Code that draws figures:

=======

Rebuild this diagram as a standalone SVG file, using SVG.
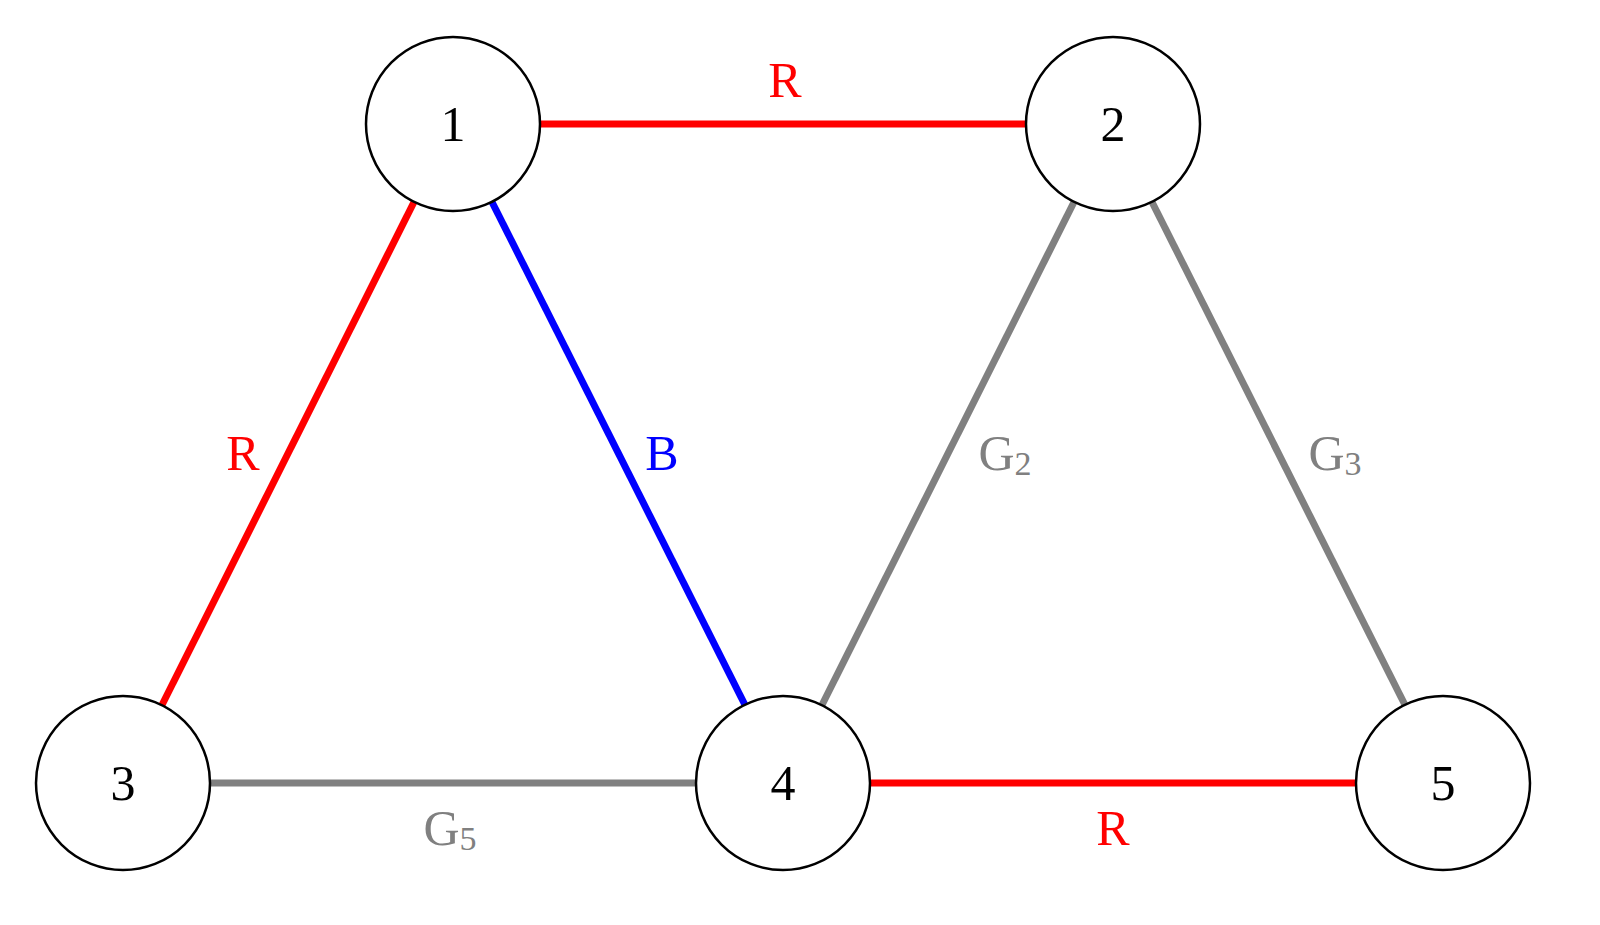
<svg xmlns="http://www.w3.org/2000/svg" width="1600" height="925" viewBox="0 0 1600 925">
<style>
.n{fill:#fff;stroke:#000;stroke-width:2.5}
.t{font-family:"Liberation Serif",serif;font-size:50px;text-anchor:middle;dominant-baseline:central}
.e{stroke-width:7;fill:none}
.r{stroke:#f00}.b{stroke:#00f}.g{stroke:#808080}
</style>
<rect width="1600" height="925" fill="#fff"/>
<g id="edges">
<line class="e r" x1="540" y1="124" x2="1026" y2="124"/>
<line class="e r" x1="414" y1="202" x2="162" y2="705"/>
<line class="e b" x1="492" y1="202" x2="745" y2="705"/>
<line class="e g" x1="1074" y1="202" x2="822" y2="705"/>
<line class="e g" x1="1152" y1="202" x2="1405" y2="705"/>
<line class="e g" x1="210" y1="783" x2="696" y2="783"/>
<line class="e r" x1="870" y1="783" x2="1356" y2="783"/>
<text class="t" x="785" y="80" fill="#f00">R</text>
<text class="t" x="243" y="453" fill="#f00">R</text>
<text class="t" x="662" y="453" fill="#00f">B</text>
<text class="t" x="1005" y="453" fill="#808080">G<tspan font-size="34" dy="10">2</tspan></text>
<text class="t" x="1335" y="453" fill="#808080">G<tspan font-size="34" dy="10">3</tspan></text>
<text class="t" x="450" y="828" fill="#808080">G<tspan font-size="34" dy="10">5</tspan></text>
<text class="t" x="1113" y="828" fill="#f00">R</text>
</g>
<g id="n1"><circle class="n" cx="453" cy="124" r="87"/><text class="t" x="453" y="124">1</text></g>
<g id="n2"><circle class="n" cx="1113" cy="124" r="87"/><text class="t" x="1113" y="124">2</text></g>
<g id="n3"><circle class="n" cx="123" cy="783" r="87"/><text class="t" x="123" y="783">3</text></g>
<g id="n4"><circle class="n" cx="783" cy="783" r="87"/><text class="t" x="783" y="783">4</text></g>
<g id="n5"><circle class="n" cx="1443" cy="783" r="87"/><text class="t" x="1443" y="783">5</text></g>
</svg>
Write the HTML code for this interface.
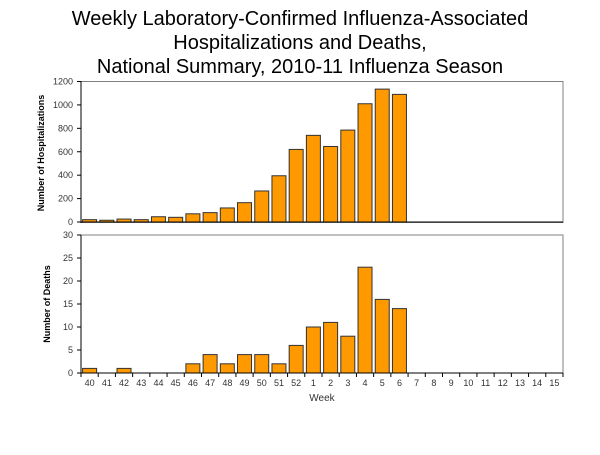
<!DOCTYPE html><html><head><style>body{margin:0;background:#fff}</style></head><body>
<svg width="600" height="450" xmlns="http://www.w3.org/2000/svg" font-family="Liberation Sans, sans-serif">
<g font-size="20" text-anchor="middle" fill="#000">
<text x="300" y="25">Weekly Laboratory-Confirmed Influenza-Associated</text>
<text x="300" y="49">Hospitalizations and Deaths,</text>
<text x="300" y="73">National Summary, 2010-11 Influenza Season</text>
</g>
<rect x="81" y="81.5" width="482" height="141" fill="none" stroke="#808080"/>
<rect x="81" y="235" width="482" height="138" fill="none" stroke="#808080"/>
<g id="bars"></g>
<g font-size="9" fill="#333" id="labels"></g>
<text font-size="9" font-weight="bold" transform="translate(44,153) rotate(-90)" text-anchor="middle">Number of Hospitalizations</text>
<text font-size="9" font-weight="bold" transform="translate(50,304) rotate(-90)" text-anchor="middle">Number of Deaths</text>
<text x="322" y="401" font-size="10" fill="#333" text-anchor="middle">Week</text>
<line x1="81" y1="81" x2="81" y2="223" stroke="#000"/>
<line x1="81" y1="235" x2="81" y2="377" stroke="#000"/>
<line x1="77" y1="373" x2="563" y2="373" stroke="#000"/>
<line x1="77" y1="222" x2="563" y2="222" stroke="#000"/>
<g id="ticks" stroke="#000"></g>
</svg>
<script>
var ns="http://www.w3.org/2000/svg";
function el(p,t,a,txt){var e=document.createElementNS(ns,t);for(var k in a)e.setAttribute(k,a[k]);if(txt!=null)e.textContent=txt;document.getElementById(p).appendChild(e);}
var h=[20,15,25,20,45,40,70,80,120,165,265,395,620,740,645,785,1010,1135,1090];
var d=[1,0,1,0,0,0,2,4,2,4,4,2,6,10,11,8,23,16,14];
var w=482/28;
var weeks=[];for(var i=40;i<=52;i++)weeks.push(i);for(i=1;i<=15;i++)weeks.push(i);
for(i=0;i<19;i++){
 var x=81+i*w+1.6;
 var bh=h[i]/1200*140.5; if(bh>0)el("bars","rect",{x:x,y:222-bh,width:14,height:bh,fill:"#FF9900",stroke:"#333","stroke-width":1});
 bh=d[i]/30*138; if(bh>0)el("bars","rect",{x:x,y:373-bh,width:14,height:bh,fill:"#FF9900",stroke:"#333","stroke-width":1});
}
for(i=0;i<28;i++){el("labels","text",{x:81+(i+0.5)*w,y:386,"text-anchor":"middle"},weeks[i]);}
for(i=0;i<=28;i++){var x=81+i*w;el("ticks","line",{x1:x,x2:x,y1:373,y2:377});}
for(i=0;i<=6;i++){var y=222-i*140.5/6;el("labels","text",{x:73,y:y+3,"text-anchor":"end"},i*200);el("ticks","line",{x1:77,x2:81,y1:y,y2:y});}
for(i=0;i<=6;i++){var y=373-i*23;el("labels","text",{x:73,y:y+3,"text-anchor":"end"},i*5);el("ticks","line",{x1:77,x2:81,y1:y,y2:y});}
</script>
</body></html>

=======

Without including any picture, retype the entries exactly.

Full solution
Rebuild this diagram as a standalone SVG file, using SVG.
<svg xmlns="http://www.w3.org/2000/svg" width="1600" height="925" viewBox="0 0 1600 925">
<style>
.n{fill:#fff;stroke:#000;stroke-width:2.5}
.t{font-family:"Liberation Serif",serif;font-size:50px;text-anchor:middle;dominant-baseline:central}
.e{stroke-width:7;fill:none}
.r{stroke:#f00}.b{stroke:#00f}.g{stroke:#808080}
</style>
<rect width="1600" height="925" fill="#fff"/>
<g id="edges">
<line class="e r" x1="540" y1="124" x2="1026" y2="124"/>
<line class="e r" x1="414" y1="202" x2="162" y2="705"/>
<line class="e b" x1="492" y1="202" x2="745" y2="705"/>
<line class="e g" x1="1074" y1="202" x2="822" y2="705"/>
<line class="e g" x1="1152" y1="202" x2="1405" y2="705"/>
<line class="e g" x1="210" y1="783" x2="696" y2="783"/>
<line class="e r" x1="870" y1="783" x2="1356" y2="783"/>
<text class="t" x="785" y="80" fill="#f00">R</text>
<text class="t" x="243" y="453" fill="#f00">R</text>
<text class="t" x="662" y="453" fill="#00f">B</text>
<text class="t" x="1005" y="453" fill="#808080">G<tspan font-size="34" dy="10">2</tspan></text>
<text class="t" x="1335" y="453" fill="#808080">G<tspan font-size="34" dy="10">3</tspan></text>
<text class="t" x="450" y="828" fill="#808080">G<tspan font-size="34" dy="10">5</tspan></text>
<text class="t" x="1113" y="828" fill="#f00">R</text>
</g>
<g id="n1"><circle class="n" cx="453" cy="124" r="87"/><text class="t" x="453" y="124">1</text></g>
<g id="n2"><circle class="n" cx="1113" cy="124" r="87"/><text class="t" x="1113" y="124">2</text></g>
<g id="n3"><circle class="n" cx="123" cy="783" r="87"/><text class="t" x="123" y="783">3</text></g>
<g id="n4"><circle class="n" cx="783" cy="783" r="87"/><text class="t" x="783" y="783">4</text></g>
<g id="n5"><circle class="n" cx="1443" cy="783" r="87"/><text class="t" x="1443" y="783">5</text></g>
</svg>
Write the HTML code for this interface.
<!DOCTYPE html><html><head><style>body{margin:0;background:#fff}</style></head><body>
<svg width="600" height="450" xmlns="http://www.w3.org/2000/svg" font-family="Liberation Sans, sans-serif">
<g font-size="20" text-anchor="middle" fill="#000">
<text x="300" y="25">Weekly Laboratory-Confirmed Influenza-Associated</text>
<text x="300" y="49">Hospitalizations and Deaths,</text>
<text x="300" y="73">National Summary, 2010-11 Influenza Season</text>
</g>
<rect x="81" y="81.5" width="482" height="141" fill="none" stroke="#808080"/>
<rect x="81" y="235" width="482" height="138" fill="none" stroke="#808080"/>
<g id="bars"></g>
<g font-size="9" fill="#333" id="labels"></g>
<text font-size="9" font-weight="bold" transform="translate(44,153) rotate(-90)" text-anchor="middle">Number of Hospitalizations</text>
<text font-size="9" font-weight="bold" transform="translate(50,304) rotate(-90)" text-anchor="middle">Number of Deaths</text>
<text x="322" y="401" font-size="10" fill="#333" text-anchor="middle">Week</text>
<line x1="81" y1="81" x2="81" y2="223" stroke="#000"/>
<line x1="81" y1="235" x2="81" y2="377" stroke="#000"/>
<line x1="77" y1="373" x2="563" y2="373" stroke="#000"/>
<line x1="77" y1="222" x2="563" y2="222" stroke="#000"/>
<g id="ticks" stroke="#000"></g>
</svg>
<script>
var ns="http://www.w3.org/2000/svg";
function el(p,t,a,txt){var e=document.createElementNS(ns,t);for(var k in a)e.setAttribute(k,a[k]);if(txt!=null)e.textContent=txt;document.getElementById(p).appendChild(e);}
var h=[20,15,25,20,45,40,70,80,120,165,265,395,620,740,645,785,1010,1135,1090];
var d=[1,0,1,0,0,0,2,4,2,4,4,2,6,10,11,8,23,16,14];
var w=482/28;
var weeks=[];for(var i=40;i<=52;i++)weeks.push(i);for(i=1;i<=15;i++)weeks.push(i);
for(i=0;i<19;i++){
 var x=81+i*w+1.6;
 var bh=h[i]/1200*140.5; if(bh>0)el("bars","rect",{x:x,y:222-bh,width:14,height:bh,fill:"#FF9900",stroke:"#333","stroke-width":1});
 bh=d[i]/30*138; if(bh>0)el("bars","rect",{x:x,y:373-bh,width:14,height:bh,fill:"#FF9900",stroke:"#333","stroke-width":1});
}
for(i=0;i<28;i++){el("labels","text",{x:81+(i+0.5)*w,y:386,"text-anchor":"middle"},weeks[i]);}
for(i=0;i<=28;i++){var x=81+i*w;el("ticks","line",{x1:x,x2:x,y1:373,y2:377});}
for(i=0;i<=6;i++){var y=222-i*140.5/6;el("labels","text",{x:73,y:y+3,"text-anchor":"end"},i*200);el("ticks","line",{x1:77,x2:81,y1:y,y2:y});}
for(i=0;i<=6;i++){var y=373-i*23;el("labels","text",{x:73,y:y+3,"text-anchor":"end"},i*5);el("ticks","line",{x1:77,x2:81,y1:y,y2:y});}
</script>
</body></html>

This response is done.